* **Required work**:
Extract each line of the material that follows exactly and omit its pictures.

++++++++++

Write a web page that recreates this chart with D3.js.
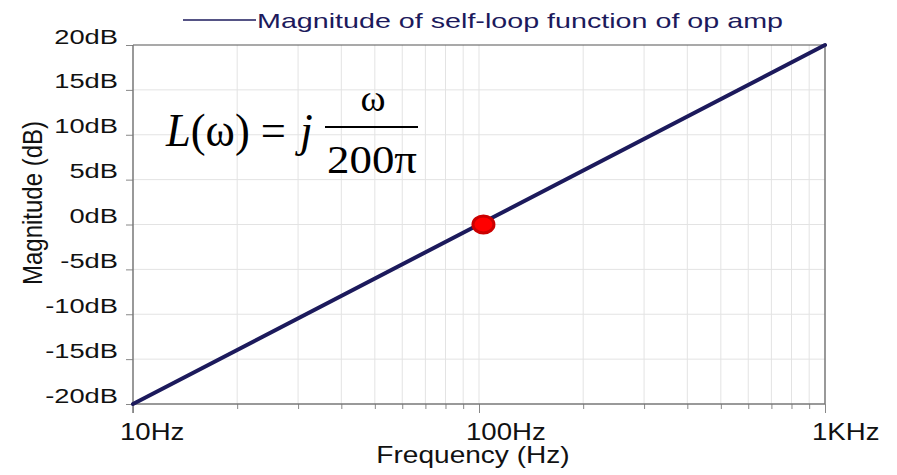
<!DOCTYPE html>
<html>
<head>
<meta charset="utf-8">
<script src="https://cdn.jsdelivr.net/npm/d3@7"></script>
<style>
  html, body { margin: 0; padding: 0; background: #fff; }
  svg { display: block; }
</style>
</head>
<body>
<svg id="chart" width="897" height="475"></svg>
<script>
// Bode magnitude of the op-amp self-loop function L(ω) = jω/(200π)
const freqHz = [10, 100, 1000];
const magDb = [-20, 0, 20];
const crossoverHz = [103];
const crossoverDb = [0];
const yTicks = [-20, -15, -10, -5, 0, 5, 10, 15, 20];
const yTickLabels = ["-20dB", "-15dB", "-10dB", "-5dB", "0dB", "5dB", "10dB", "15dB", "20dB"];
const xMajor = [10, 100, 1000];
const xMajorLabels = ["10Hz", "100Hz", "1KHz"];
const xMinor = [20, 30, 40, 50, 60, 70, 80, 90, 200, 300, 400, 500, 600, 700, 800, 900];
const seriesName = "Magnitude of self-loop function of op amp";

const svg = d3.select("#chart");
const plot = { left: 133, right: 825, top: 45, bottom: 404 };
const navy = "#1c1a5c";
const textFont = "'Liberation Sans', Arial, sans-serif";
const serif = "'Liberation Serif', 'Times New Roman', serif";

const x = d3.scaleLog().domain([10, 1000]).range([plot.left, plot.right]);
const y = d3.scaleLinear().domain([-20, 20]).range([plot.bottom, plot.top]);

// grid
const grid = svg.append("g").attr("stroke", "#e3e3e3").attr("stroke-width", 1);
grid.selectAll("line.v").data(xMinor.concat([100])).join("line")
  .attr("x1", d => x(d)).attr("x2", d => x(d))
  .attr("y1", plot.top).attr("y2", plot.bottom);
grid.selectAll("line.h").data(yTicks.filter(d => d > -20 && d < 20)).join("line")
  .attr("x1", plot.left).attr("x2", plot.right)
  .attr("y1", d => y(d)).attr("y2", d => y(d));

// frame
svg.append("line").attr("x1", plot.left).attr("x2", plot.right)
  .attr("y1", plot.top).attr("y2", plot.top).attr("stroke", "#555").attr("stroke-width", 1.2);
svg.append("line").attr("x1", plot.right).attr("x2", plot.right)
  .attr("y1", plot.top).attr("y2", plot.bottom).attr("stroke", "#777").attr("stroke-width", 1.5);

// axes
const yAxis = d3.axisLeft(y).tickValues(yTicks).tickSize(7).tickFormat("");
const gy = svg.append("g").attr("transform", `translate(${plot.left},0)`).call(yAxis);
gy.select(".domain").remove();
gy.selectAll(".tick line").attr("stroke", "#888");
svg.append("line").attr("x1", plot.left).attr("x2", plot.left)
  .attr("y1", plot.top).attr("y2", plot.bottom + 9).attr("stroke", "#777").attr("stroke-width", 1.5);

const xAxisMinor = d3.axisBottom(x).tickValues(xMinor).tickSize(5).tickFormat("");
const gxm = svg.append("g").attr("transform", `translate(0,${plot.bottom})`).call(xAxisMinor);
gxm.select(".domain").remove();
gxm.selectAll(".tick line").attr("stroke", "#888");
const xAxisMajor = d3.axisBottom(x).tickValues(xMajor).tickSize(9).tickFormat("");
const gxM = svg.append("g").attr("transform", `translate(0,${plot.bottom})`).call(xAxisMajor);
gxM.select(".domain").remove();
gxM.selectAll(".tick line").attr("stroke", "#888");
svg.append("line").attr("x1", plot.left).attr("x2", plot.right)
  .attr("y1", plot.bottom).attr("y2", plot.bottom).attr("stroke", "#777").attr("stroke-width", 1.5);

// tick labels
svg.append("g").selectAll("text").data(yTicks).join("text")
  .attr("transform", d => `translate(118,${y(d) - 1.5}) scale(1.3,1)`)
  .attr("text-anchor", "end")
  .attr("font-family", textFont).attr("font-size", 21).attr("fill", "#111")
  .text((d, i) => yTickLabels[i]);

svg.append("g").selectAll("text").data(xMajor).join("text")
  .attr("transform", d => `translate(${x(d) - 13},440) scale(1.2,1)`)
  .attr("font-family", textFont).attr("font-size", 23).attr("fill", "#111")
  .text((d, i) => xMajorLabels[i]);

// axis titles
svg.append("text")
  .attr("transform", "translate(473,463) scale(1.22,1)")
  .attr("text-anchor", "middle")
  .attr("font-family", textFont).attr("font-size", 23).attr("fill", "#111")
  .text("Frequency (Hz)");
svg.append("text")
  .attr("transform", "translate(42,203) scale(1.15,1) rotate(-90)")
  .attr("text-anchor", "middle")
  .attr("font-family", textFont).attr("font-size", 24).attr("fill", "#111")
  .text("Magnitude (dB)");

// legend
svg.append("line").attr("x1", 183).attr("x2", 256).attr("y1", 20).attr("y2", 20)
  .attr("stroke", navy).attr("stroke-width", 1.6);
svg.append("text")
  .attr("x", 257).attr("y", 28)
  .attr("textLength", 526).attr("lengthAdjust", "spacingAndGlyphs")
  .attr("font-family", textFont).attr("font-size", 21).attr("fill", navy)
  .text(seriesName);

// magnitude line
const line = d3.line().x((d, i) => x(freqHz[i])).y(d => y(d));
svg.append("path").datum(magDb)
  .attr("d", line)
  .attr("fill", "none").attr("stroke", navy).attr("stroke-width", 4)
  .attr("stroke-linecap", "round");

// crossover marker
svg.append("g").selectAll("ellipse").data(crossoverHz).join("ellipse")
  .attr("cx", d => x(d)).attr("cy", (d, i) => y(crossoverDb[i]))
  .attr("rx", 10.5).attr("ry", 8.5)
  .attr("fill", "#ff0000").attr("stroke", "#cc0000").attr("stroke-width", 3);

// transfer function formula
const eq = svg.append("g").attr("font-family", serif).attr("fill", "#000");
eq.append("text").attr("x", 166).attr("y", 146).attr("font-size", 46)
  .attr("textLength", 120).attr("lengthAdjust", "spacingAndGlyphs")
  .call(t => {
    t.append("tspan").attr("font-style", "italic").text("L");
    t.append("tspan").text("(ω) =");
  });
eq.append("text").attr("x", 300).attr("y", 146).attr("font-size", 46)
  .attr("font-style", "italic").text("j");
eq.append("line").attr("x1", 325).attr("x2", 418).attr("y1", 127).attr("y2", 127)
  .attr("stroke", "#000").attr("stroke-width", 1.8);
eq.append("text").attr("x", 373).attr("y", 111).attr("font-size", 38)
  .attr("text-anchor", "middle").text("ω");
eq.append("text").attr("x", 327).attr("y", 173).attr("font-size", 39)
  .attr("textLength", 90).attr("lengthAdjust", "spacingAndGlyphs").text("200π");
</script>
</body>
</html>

++++++++++

* **Full answer**:
Write a web page that recreates this chart with D3.js.
<!DOCTYPE html>
<html>
<head>
<meta charset="utf-8">
<script src="https://cdn.jsdelivr.net/npm/d3@7"></script>
<style>
  html, body { margin: 0; padding: 0; background: #fff; }
  svg { display: block; }
</style>
</head>
<body>
<svg id="chart" width="897" height="475"></svg>
<script>
// Bode magnitude of the op-amp self-loop function L(ω) = jω/(200π)
const freqHz = [10, 100, 1000];
const magDb = [-20, 0, 20];
const crossoverHz = [103];
const crossoverDb = [0];
const yTicks = [-20, -15, -10, -5, 0, 5, 10, 15, 20];
const yTickLabels = ["-20dB", "-15dB", "-10dB", "-5dB", "0dB", "5dB", "10dB", "15dB", "20dB"];
const xMajor = [10, 100, 1000];
const xMajorLabels = ["10Hz", "100Hz", "1KHz"];
const xMinor = [20, 30, 40, 50, 60, 70, 80, 90, 200, 300, 400, 500, 600, 700, 800, 900];
const seriesName = "Magnitude of self-loop function of op amp";

const svg = d3.select("#chart");
const plot = { left: 133, right: 825, top: 45, bottom: 404 };
const navy = "#1c1a5c";
const textFont = "'Liberation Sans', Arial, sans-serif";
const serif = "'Liberation Serif', 'Times New Roman', serif";

const x = d3.scaleLog().domain([10, 1000]).range([plot.left, plot.right]);
const y = d3.scaleLinear().domain([-20, 20]).range([plot.bottom, plot.top]);

// grid
const grid = svg.append("g").attr("stroke", "#e3e3e3").attr("stroke-width", 1);
grid.selectAll("line.v").data(xMinor.concat([100])).join("line")
  .attr("x1", d => x(d)).attr("x2", d => x(d))
  .attr("y1", plot.top).attr("y2", plot.bottom);
grid.selectAll("line.h").data(yTicks.filter(d => d > -20 && d < 20)).join("line")
  .attr("x1", plot.left).attr("x2", plot.right)
  .attr("y1", d => y(d)).attr("y2", d => y(d));

// frame
svg.append("line").attr("x1", plot.left).attr("x2", plot.right)
  .attr("y1", plot.top).attr("y2", plot.top).attr("stroke", "#555").attr("stroke-width", 1.2);
svg.append("line").attr("x1", plot.right).attr("x2", plot.right)
  .attr("y1", plot.top).attr("y2", plot.bottom).attr("stroke", "#777").attr("stroke-width", 1.5);

// axes
const yAxis = d3.axisLeft(y).tickValues(yTicks).tickSize(7).tickFormat("");
const gy = svg.append("g").attr("transform", `translate(${plot.left},0)`).call(yAxis);
gy.select(".domain").remove();
gy.selectAll(".tick line").attr("stroke", "#888");
svg.append("line").attr("x1", plot.left).attr("x2", plot.left)
  .attr("y1", plot.top).attr("y2", plot.bottom + 9).attr("stroke", "#777").attr("stroke-width", 1.5);

const xAxisMinor = d3.axisBottom(x).tickValues(xMinor).tickSize(5).tickFormat("");
const gxm = svg.append("g").attr("transform", `translate(0,${plot.bottom})`).call(xAxisMinor);
gxm.select(".domain").remove();
gxm.selectAll(".tick line").attr("stroke", "#888");
const xAxisMajor = d3.axisBottom(x).tickValues(xMajor).tickSize(9).tickFormat("");
const gxM = svg.append("g").attr("transform", `translate(0,${plot.bottom})`).call(xAxisMajor);
gxM.select(".domain").remove();
gxM.selectAll(".tick line").attr("stroke", "#888");
svg.append("line").attr("x1", plot.left).attr("x2", plot.right)
  .attr("y1", plot.bottom).attr("y2", plot.bottom).attr("stroke", "#777").attr("stroke-width", 1.5);

// tick labels
svg.append("g").selectAll("text").data(yTicks).join("text")
  .attr("transform", d => `translate(118,${y(d) - 1.5}) scale(1.3,1)`)
  .attr("text-anchor", "end")
  .attr("font-family", textFont).attr("font-size", 21).attr("fill", "#111")
  .text((d, i) => yTickLabels[i]);

svg.append("g").selectAll("text").data(xMajor).join("text")
  .attr("transform", d => `translate(${x(d) - 13},440) scale(1.2,1)`)
  .attr("font-family", textFont).attr("font-size", 23).attr("fill", "#111")
  .text((d, i) => xMajorLabels[i]);

// axis titles
svg.append("text")
  .attr("transform", "translate(473,463) scale(1.22,1)")
  .attr("text-anchor", "middle")
  .attr("font-family", textFont).attr("font-size", 23).attr("fill", "#111")
  .text("Frequency (Hz)");
svg.append("text")
  .attr("transform", "translate(42,203) scale(1.15,1) rotate(-90)")
  .attr("text-anchor", "middle")
  .attr("font-family", textFont).attr("font-size", 24).attr("fill", "#111")
  .text("Magnitude (dB)");

// legend
svg.append("line").attr("x1", 183).attr("x2", 256).attr("y1", 20).attr("y2", 20)
  .attr("stroke", navy).attr("stroke-width", 1.6);
svg.append("text")
  .attr("x", 257).attr("y", 28)
  .attr("textLength", 526).attr("lengthAdjust", "spacingAndGlyphs")
  .attr("font-family", textFont).attr("font-size", 21).attr("fill", navy)
  .text(seriesName);

// magnitude line
const line = d3.line().x((d, i) => x(freqHz[i])).y(d => y(d));
svg.append("path").datum(magDb)
  .attr("d", line)
  .attr("fill", "none").attr("stroke", navy).attr("stroke-width", 4)
  .attr("stroke-linecap", "round");

// crossover marker
svg.append("g").selectAll("ellipse").data(crossoverHz).join("ellipse")
  .attr("cx", d => x(d)).attr("cy", (d, i) => y(crossoverDb[i]))
  .attr("rx", 10.5).attr("ry", 8.5)
  .attr("fill", "#ff0000").attr("stroke", "#cc0000").attr("stroke-width", 3);

// transfer function formula
const eq = svg.append("g").attr("font-family", serif).attr("fill", "#000");
eq.append("text").attr("x", 166).attr("y", 146).attr("font-size", 46)
  .attr("textLength", 120).attr("lengthAdjust", "spacingAndGlyphs")
  .call(t => {
    t.append("tspan").attr("font-style", "italic").text("L");
    t.append("tspan").text("(ω) =");
  });
eq.append("text").attr("x", 300).attr("y", 146).attr("font-size", 46)
  .attr("font-style", "italic").text("j");
eq.append("line").attr("x1", 325).attr("x2", 418).attr("y1", 127).attr("y2", 127)
  .attr("stroke", "#000").attr("stroke-width", 1.8);
eq.append("text").attr("x", 373).attr("y", 111).attr("font-size", 38)
  .attr("text-anchor", "middle").text("ω");
eq.append("text").attr("x", 327).attr("y", 173).attr("font-size", 39)
  .attr("textLength", 90).attr("lengthAdjust", "spacingAndGlyphs").text("200π");
</script>
</body>
</html>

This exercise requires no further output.